With "Elibrion Waves", Andrew Shardlow and Christopher Jones don’t really present a traditional debut album. It’s more like they open a door and invite you into a shared frequency. The Coral Vines operate less as a band in the classic sense and more as curators of a living, breathing sound environment. Their idea is simple but powerful: music as a meeting point for friendship, community, and creative drift. And that philosophy isn’t just written into the liner notes, it’s baked into every second of the record.
Shardlow and Jones build the framework with a calm, almost understated confidence: guitars that shimmer rather than shout, basslines that feel like slow-moving currents, electronic textures that hover like heat haze. Nothing is rushed. Nothing demands attention, but everything rewards it. Instead of flexing technical skill, they choose atmosphere over ego, space over dominance. The result is music that doesn’t stand in front of you, it surrounds you.
And then the guests arrive, and the whole thing starts to ripple outward.

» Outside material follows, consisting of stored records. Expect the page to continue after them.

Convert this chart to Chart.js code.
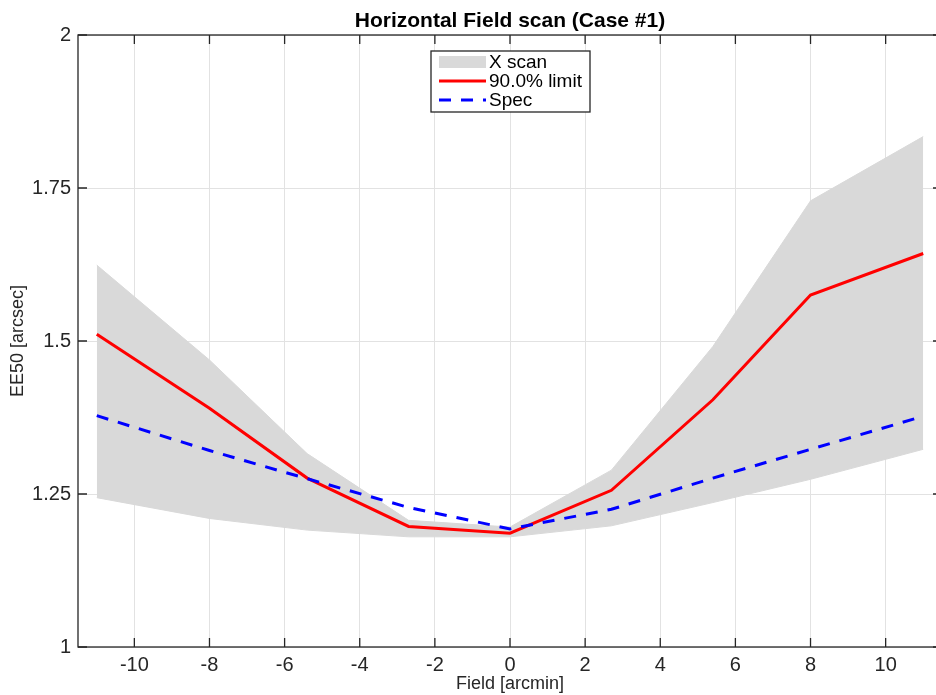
<!DOCTYPE html>
<html>
<head>
<meta charset="utf-8">
<script src="https://cdn.jsdelivr.net/npm/chart.js@4/dist/chart.umd.min.js"></script>
<style>
  body { margin: 0; background: #fff; }
  #wrap { width: 936px; height: 695px; overflow: hidden; }
</style>
</head>
<body>
<div id="wrap"><canvas id="myChart" width="952" height="695"></canvas></div>
<script>
// field positions [arcmin]
const fieldX = [-11, -8, -5.4, -2.7, 0, 2.7, 5.4, 8, 11];
// EE50 [arcsec]
const scanHigh = [1.624, 1.469, 1.316, 1.207, 1.196, 1.289, 1.491, 1.729, 1.834];
const scanLow = [1.244, 1.210, 1.191, 1.180, 1.180, 1.198, 1.236, 1.274, 1.323];
const limit90 = [1.511, 1.390, 1.276, 1.197, 1.186, 1.256, 1.404, 1.575, 1.643];
const spec = [1.378, 1.321, 1.275, 1.228, 1.193, 1.225, 1.276, 1.323, 1.377];

const xTicks = [-10, -8, -6, -4, -2, 0, 2, 4, 6, 8, 10];
const yTicks = [1, 1.25, 1.5, 1.75, 2];

const FONT = "'Liberation Sans', Arial, Helvetica, sans-serif";
const AXIS = "#262626";
const BAND = "#d9d9d9";

const pts = (ys) => fieldX.map((x, i) => ({ x: x, y: ys[i] }));

// box around the axes with inward ticks on all four sides
const frame = {
  id: "frame",
  afterDatasetsDraw(chart) {
    const { ctx, chartArea: a, scales } = chart;
    ctx.save();
    ctx.strokeStyle = AXIS;
    ctx.lineWidth = 1.3;
    ctx.strokeRect(a.left, a.top, a.right - a.left, a.bottom - a.top);
    const len = 9;
    ctx.beginPath();
    xTicks.forEach((v) => {
      const px = scales.x.getPixelForValue(v);
      ctx.moveTo(px, a.bottom); ctx.lineTo(px, a.bottom - len);
      ctx.moveTo(px, a.top); ctx.lineTo(px, a.top + len);
    });
    yTicks.forEach((v) => {
      const py = scales.y.getPixelForValue(v);
      ctx.moveTo(a.left, py); ctx.lineTo(a.left + len, py);
      ctx.moveTo(a.right, py); ctx.lineTo(a.right - len, py);
    });
    ctx.stroke();
    ctx.restore();
  },
  afterDraw(chart) {
    const { ctx, chartArea: a } = chart;
    ctx.save();
    // title
    ctx.fillStyle = "#000";
    ctx.font = "bold 21px " + FONT;
    ctx.textAlign = "center";
    ctx.textBaseline = "alphabetic";
    ctx.fillText("Horizontal Field scan (Case #1)", (a.left + a.right) / 2, 27);

    // legend box
    const bx = 431, by = 51, bw = 159, bh = 61;
    ctx.fillStyle = "#fff";
    ctx.fillRect(bx, by, bw, bh);
    ctx.strokeStyle = AXIS;
    ctx.lineWidth = 1.3;
    ctx.strokeRect(bx, by, bw, bh);

    const ds = chart.data.datasets;
    const rows = [ds[2], ds[1], ds[0]];
    const rowY = [62, 81, 100];
    const sx0 = 439, sx1 = 486;
    rows.forEach((d, i) => {
      const y = rowY[i];
      if (d.fill) {
        ctx.fillStyle = d.backgroundColor;
        ctx.fillRect(sx0, y - 6, sx1 - sx0, 12);
      } else {
        ctx.strokeStyle = d.borderColor;
        ctx.lineWidth = d.borderWidth;
        ctx.setLineDash(d.borderDash || []);
        ctx.beginPath();
        ctx.moveTo(sx0, y); ctx.lineTo(sx1, y);
        ctx.stroke();
        ctx.setLineDash([]);
      }
      ctx.fillStyle = "#000";
      ctx.font = "19px " + FONT;
      ctx.textAlign = "left";
      ctx.textBaseline = "middle";
      ctx.fillText(d.label, 489, y + 1);
    });
    ctx.restore();
  },
};

const ctx = document.querySelector("#myChart").getContext("2d");

new Chart(ctx, {
  type: "line",
  data: {
    datasets: [
      {
        label: "Spec",
        data: pts(spec),
        borderColor: "#0000ff",
        borderWidth: 3,
        borderDash: [12, 10],
        pointRadius: 0,
        fill: false,
      },
      {
        label: "90.0% limit",
        data: pts(limit90),
        borderColor: "#ff0000",
        borderWidth: 3,
        pointRadius: 0,
        fill: false,
      },
      {
        label: "X scan",
        data: pts(scanHigh),
        borderColor: BAND,
        backgroundColor: BAND,
        borderWidth: 1,
        pointRadius: 0,
        fill: "+1",
      },
      {
        label: "X scan low",
        data: pts(scanLow),
        borderColor: BAND,
        backgroundColor: BAND,
        borderWidth: 1,
        pointRadius: 0,
        fill: false,
      },
    ],
  },
  options: {
    responsive: false,
    animation: false,
    layout: { padding: { top: 35, right: 10, left: 0, bottom: 0 } },
    elements: { line: { tension: 0 } },
    plugins: {
      legend: { display: false },
      tooltip: { enabled: false },
    },
    scales: {
      x: {
        type: "linear",
        min: -11.5,
        max: 11.5,
        afterBuildTicks: (s) => { s.ticks = xTicks.map((v) => ({ value: v })); },
        afterFit: (s) => { s.height = 48; },
        grid: { color: "#e2e2e2", lineWidth: 1, drawTicks: false },
        border: { display: false },
        ticks: {
          color: AXIS,
          padding: 6,
          font: { family: FONT, size: 20 },
          maxRotation: 0,
          callback: (v) => String(v),
        },
        title: {
          display: true,
          text: "Field [arcmin]",
          color: AXIS,
          font: { family: FONT, size: 18 },
          padding: { top: 0, bottom: 0 },
        },
      },
      y: {
        min: 1,
        max: 2,
        afterBuildTicks: (s) => { s.ticks = yTicks.map((v) => ({ value: v })); },
        afterFit: (s) => { s.width = 78; },
        grid: { color: "#e2e2e2", lineWidth: 1, drawTicks: false },
        border: { display: false },
        ticks: {
          color: AXIS,
          padding: 7,
          font: { family: FONT, size: 20 },
          callback: (v) => String(v),
        },
        title: {
          display: true,
          text: "EE50 [arcsec]",
          color: AXIS,
          font: { family: FONT, size: 18 },
          padding: { top: 7, bottom: 0 },
        },
      },
    },
  },
  plugins: [frame],
});
</script>
</body>
</html>
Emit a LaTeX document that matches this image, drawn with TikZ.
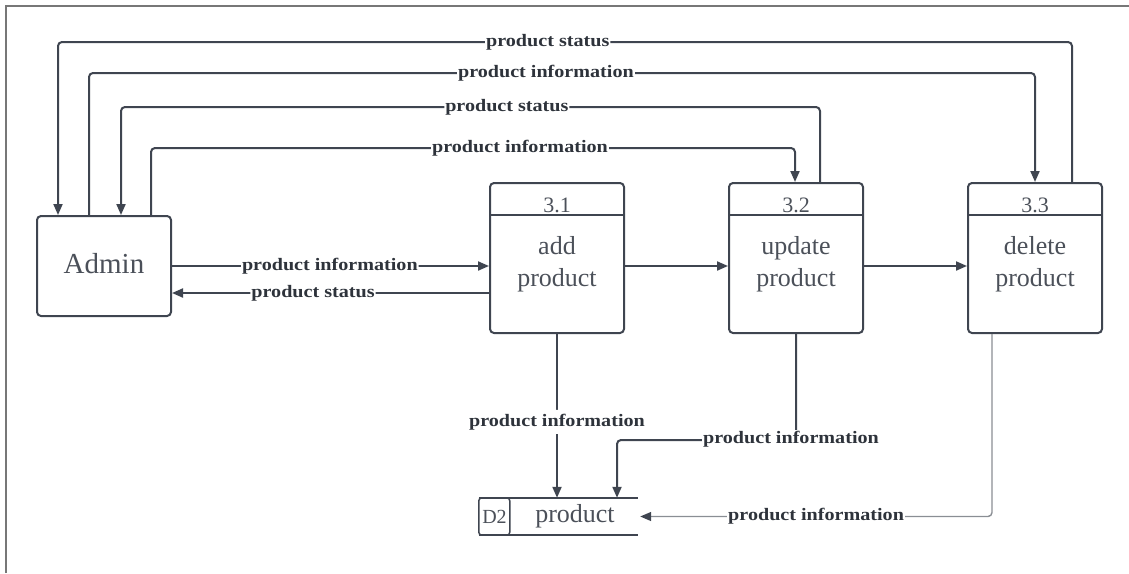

Voices like Laura Phillips (Hippie Death Cult) and James Abilene (Devil's Witches) don’t appear as features in the usual sense. They feel absorbed into the ecosystem of the album, like different weather patterns moving through the same sky. Nothing feels imposed. Everything feels invited. There’s a beautiful lack of hierarchy here—no one is the center, yet everything feels essential. It gives the whole record this slightly mystical, networked quality, like a creative dream shared by too many people to count, but somehow still coherent.
Tracks like “Bluebird” and “In The Rushes” drift in that sweet spot where detail and dissolution meet. You catch fragments, melodies, vocal lines, subtle instrumental shifts, but they never harden into something fixed. The songs prefer becoming over being. Even with constantly shifting voices, the album never fractures. It holds itself together through mood rather than identity.
At the center sits the title piece, stretching everything into a kind of slow-motion revelation. Here, "Elibrion Waves" becomes fully itself: a long-form immersion where voices blur into collective motion and the idea of individual authorship almost disappears. It’s less a song and more a shared space you step into, somewhere between memory, sound, and drift.
Even the instrumentation follows this logic. A saxophone line here, a flicker of detail there—nothing is decorative, everything is conversational. Like the album is constantly adjusting itself based on who just walked into the room.
What makes "Elibrion Waves" so compelling is this quiet refusal to behave like a conventional debut. Shardlow and Jones don’t position themselves as frontmen; they act as initiators of a process. The Coral Vines feel like a system rather than a band - open, porous, ongoing. And maybe that’s the real magic here: this isn’t an album that ends. It lingers. It keeps moving, even after the last note fades.